● Data to process
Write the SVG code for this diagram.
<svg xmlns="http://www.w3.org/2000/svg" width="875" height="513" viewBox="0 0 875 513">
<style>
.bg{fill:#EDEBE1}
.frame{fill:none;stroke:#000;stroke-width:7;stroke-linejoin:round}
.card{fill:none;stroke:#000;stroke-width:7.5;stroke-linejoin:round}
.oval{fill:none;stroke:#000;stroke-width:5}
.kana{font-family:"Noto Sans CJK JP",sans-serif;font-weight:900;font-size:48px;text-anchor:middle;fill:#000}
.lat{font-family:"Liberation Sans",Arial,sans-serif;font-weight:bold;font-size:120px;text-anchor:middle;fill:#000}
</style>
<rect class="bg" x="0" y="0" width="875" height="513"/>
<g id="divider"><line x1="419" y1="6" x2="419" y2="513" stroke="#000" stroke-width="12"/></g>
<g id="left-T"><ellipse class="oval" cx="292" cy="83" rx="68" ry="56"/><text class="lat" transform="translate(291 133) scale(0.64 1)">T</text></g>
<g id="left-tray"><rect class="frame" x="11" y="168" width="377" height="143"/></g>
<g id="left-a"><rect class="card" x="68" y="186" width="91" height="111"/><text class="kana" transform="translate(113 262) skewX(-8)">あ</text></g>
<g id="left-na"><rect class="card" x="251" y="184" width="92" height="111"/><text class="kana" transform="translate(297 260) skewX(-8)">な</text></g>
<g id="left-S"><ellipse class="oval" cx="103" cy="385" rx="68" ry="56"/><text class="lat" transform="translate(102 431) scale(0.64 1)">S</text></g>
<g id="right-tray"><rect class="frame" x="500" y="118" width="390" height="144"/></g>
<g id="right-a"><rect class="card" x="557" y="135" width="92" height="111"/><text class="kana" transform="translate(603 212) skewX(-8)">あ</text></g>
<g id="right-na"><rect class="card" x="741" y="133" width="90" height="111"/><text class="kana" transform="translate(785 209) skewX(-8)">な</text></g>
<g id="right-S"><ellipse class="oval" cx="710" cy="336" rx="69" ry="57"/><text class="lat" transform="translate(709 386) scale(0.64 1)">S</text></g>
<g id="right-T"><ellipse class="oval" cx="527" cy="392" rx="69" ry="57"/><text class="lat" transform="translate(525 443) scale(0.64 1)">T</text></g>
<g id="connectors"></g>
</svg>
* * *
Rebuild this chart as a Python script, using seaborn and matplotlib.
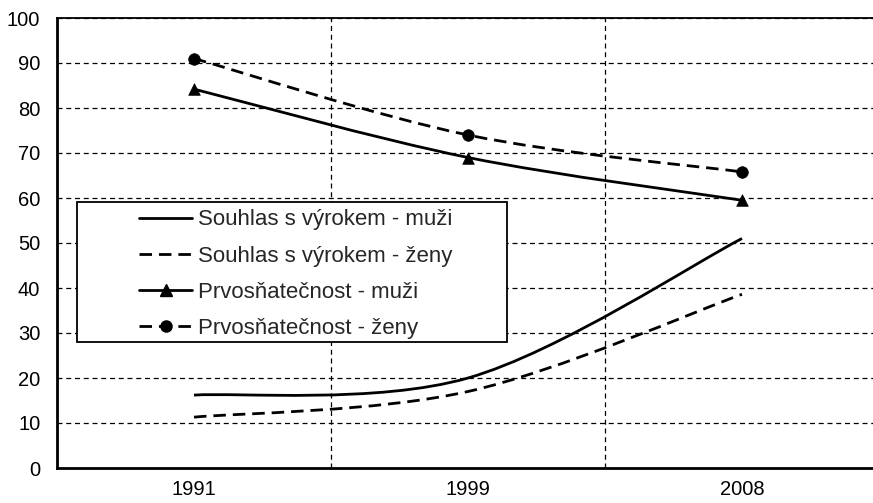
...
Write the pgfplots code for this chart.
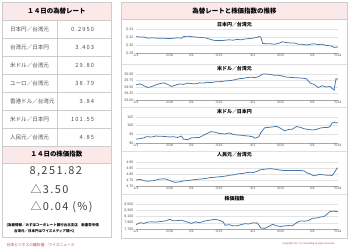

● Directions for this task
Working from the listing above, pick out every line that has "code" and copy it.

● Problem solution
Write the SVG code for this diagram.
Write the pgfplots code for this chart.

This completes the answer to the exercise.